Related: Is pet health insurance worth it? Here’s what to know before you buy it.

This aligns with the latest data from the American Pet Products Association, which reported 87 million U.S. households owned pets last year, spending almost $137 billion on their pets in 2022, which was up 11% from the previous year. And here again, pet food took the biggest bite out of the budget, with a collective $58.1 billion spent on pet foods and treats last year, which was up 16.2%. “We know this increase can be attributed in large part to higher than anticipated inflation, and we expect spending will follow a similar trajectory and remain steady in 2023,” said APPA President and CEO Peter Scott in a statement.

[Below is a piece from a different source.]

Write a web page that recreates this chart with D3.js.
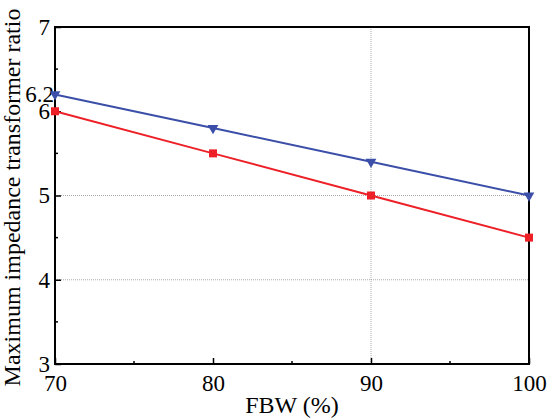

Yet despite their dogs and cats fetching hundreds if not thousands of dollars per year, many pet parents call their fur babies their best return on investment, as 82% of those surveyed by Rover said their pet brings them the most happiness out of everything that they spend money on.

And 42% said they would rather give up their morning latte, forever, than give up their pet. 

No wonder pets have been called “recession proof,” seeing as how the pet industry saw a 5.1% growth in sales during the 2008 financial crisis, as NASDAQ.com notes. Pet product sales and services also grew at a faster rate than the overall U.S. economy during the 2020 COVID-19 recession, at 16.2% growth compared to 4.3% as people hunkered down at home with their pets — or adopted new ones.

From the archives: ‘We needed each other in this crazy mess.’ Is the pandemic a good time to rescue a dog?

The American Pet Products Association also called the pet industry “strong and resilient” in its latest report.